Robust Balance Sheet

Cisco’s balance sheet is strong and it generates plenty of cash. The total amount of cash and investments is around $48.7 billion. Total assets of the company stand at $91.7 billion and debt is only $16.3 billion. In 2012, the company generated $10.3 billion in free cash flow. The company should not have any trouble in paying its debt and interest obligations in future.

Dividends and Buybacks

Cisco has begun to return cash to shareholders in the form of dividends. It paid out $0.12 dividend per share in 2011 and $0.28 in fiscal 2012. The current dividend yield is 2.93%.

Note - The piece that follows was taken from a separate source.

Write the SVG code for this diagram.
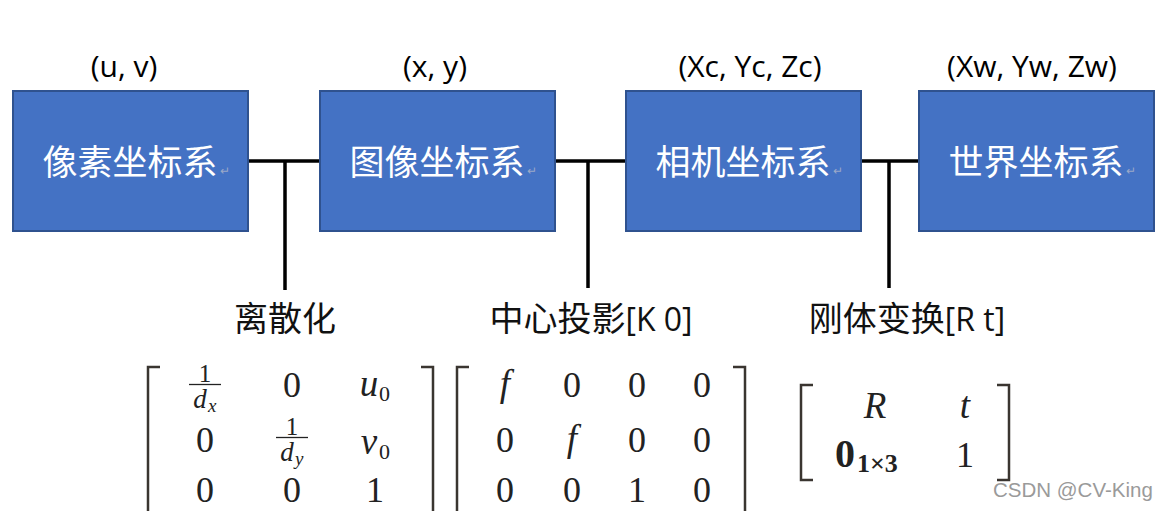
<svg xmlns="http://www.w3.org/2000/svg" width="1157" height="511" viewBox="0 0 1157 511">
<style>
.box{fill:#4472C4;stroke:#2F528F;stroke-width:2}
.bt{font-family:"Noto Sans CJK SC",sans-serif;font-size:35px;fill:#ffffff;text-anchor:middle}
.rt{font-family:"Liberation Sans",sans-serif;font-size:12px;fill:#9aa8c8}
.co{font-family:"Open Sans","Noto Sans",sans-serif;font-size:30px;fill:#000;text-anchor:middle}
.lb{font-family:"Noto Sans CJK SC",sans-serif;font-size:34px;fill:#111;text-anchor:middle}
.lbs{font-family:"Open Sans","Noto Sans",sans-serif;font-size:32px}
.ln{stroke:#000;stroke-width:3.5;fill:none}
.br{stroke:#3a3530;stroke-width:2.5;fill:none}
.m{font-family:"Liberation Serif",serif;font-size:36px;fill:#222;text-anchor:middle}
.mi{font-family:"Liberation Serif",serif;font-style:italic;font-size:37px;fill:#222;text-anchor:middle}
.ms{font-family:"Liberation Serif",serif;font-size:25px;fill:#222;text-anchor:middle}
.msi{font-family:"Liberation Serif",serif;font-style:italic;font-size:27px;fill:#222;text-anchor:middle}
.sub{font-family:"Liberation Serif",serif;font-size:22px;fill:#222}
.subi{font-family:"Liberation Serif",serif;font-style:italic;font-size:19px;fill:#222}
.b0{font-family:"Liberation Serif",serif;font-weight:bold;font-size:40px;fill:#222;text-anchor:middle}
.bsub{font-family:"Liberation Serif",serif;font-weight:bold;font-size:26px;fill:#222}
.wm{font-family:"Liberation Sans",sans-serif;font-size:20.5px;fill:#9a9a9a}
</style>
<rect width="1157" height="511" fill="#ffffff"/>
<g id="connectors">
<path class="ln" d="M248 161H320M285 161V290"/>
<path class="ln" d="M555 161H626M588 161V288"/>
<path class="ln" d="M861 161H919M889 161V288"/>
</g>
<g id="node-pixel">
<rect class="box" x="13" y="91" width="235" height="140"/>
<text class="bt" x="130" y="175">像素坐标系</text>
<text class="rt" x="220" y="175">↵</text>
<text class="co" x="124" y="77">(u, v)</text>
</g>
<g id="node-image">
<rect class="box" x="320" y="91" width="235" height="140"/>
<text class="bt" x="437" y="175">图像坐标系</text>
<text class="rt" x="527" y="175">↵</text>
<text class="co" x="435" y="77">(x, y)</text>
</g>
<g id="node-camera">
<rect class="box" x="626" y="91" width="235" height="140"/>
<text class="bt" x="743" y="175">相机坐标系</text>
<text class="rt" x="833" y="175">↵</text>
<text class="co" x="750" y="77">(Xc, Yc, Zc)</text>
</g>
<g id="node-world">
<rect class="box" x="919" y="91" width="235" height="140"/>
<text class="bt" x="1036" y="175">世界坐标系</text>
<text class="rt" x="1126" y="175">↵</text>
<text class="co" x="1032" y="77">(Xw, Yw, Zw)</text>
</g>
<g id="labels">
<text class="lb" x="285" y="331">离散化</text>
<text class="lb" x="591" y="331">中心投影<tspan class="lbs">[K 0]</tspan></text>
<text class="lb" x="907" y="331">刚体变换<tspan class="lbs">[R t]</tspan></text>
</g>
<g id="matrix1">
<path class="br" d="M160 367H148V515M421 367H433V515"/>
<text class="ms" x="205" y="382">1</text>
<path d="M189 384.5H221" stroke="#222" stroke-width="1.3"/>
<text class="msi" x="200" y="408">d</text><text class="subi" x="208" y="412">x</text>
<text class="m" x="292" y="397">0</text>
<text class="mi" x="369" y="396">u</text><text class="sub" x="379" y="401">0</text>
<text class="m" x="205" y="452">0</text>
<text class="ms" x="292" y="435">1</text>
<path d="M276 437.5H308" stroke="#222" stroke-width="1.3"/>
<text class="msi" x="287" y="461">d</text><text class="subi" x="295" y="465">y</text>
<text class="mi" x="369" y="454">v</text><text class="sub" x="379" y="459">0</text>
<text class="m" x="205" y="502">0</text>
<text class="m" x="292" y="502">0</text>
<text class="m" x="375" y="502">1</text>
</g>
<g id="matrix2">
<path class="br" d="M469 367H457V515M733 367H745V515"/>
<text class="mi" x="505" y="396">f</text>
<text class="m" x="572" y="397">0</text>
<text class="m" x="637" y="397">0</text>
<text class="m" x="702" y="397">0</text>
<text class="m" x="505" y="452">0</text>
<text class="mi" x="572" y="451">f</text>
<text class="m" x="637" y="452">0</text>
<text class="m" x="702" y="452">0</text>
<text class="m" x="505" y="502">0</text>
<text class="m" x="572" y="502">0</text>
<text class="m" x="637" y="502">1</text>
<text class="m" x="702" y="502">0</text>
</g>
<g id="matrix3">
<path class="br" d="M813 385H801V480H813M997 385H1009V480H997"/>
<text class="mi" x="875" y="418">R</text>
<text class="mi" x="965" y="418">t</text>
<text class="b0" x="845" y="467">0</text>
<text class="bsub" x="857" y="472">1×3</text>
<text class="m" x="965" y="467">1</text>
</g>
<text class="wm" x="993" y="497">CSDN @CV-King</text>
</svg>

Cisco has become very attentive to shareholders by not only paying an ever-increasing dividend but also by buying back stock at a healthy rate. Share count has decreased by roughly 8% in the past two years. Given the strong cash position of the company and a current free cash flow, it should be safe to expect that dividend will be increased annually.

Strategic Alliance

Cisco recently formed a strategic partnership with EMC and VMware to strengthen its portfolio of cloud computing products and services. The Cisco VMW partnership will benefit both companies in the long run. The partnership will take advantage of VMware cloud infrastructure and Cisco's Data Center Networking and Fabric Computing platforms. The software defined datacenter represents a significant growth opportunity for both the companies.

Low valuation compared to its peers

On valuation basis Cisco looks strong. Its trailing P/E is 12.4, lowest compared to other technology players including Microsoft (NASDAQ: MSFT), International Business Machine (NYSE: IBM), Hewlett-Packard Company (NYSE: HPQ) and Juniper Networks (NYSE: JNPR). Cisco has the second highest number in net profit margin and operating margin, only after Microsoft. Cisco’s EPS is also second highest after Microsoft. IBM's share at $204 is the most expensive amongst the lot while the other firms are trading below $35 per share. Thus, Cisco seems to be a good bet with good operating performance and cheaper valuations.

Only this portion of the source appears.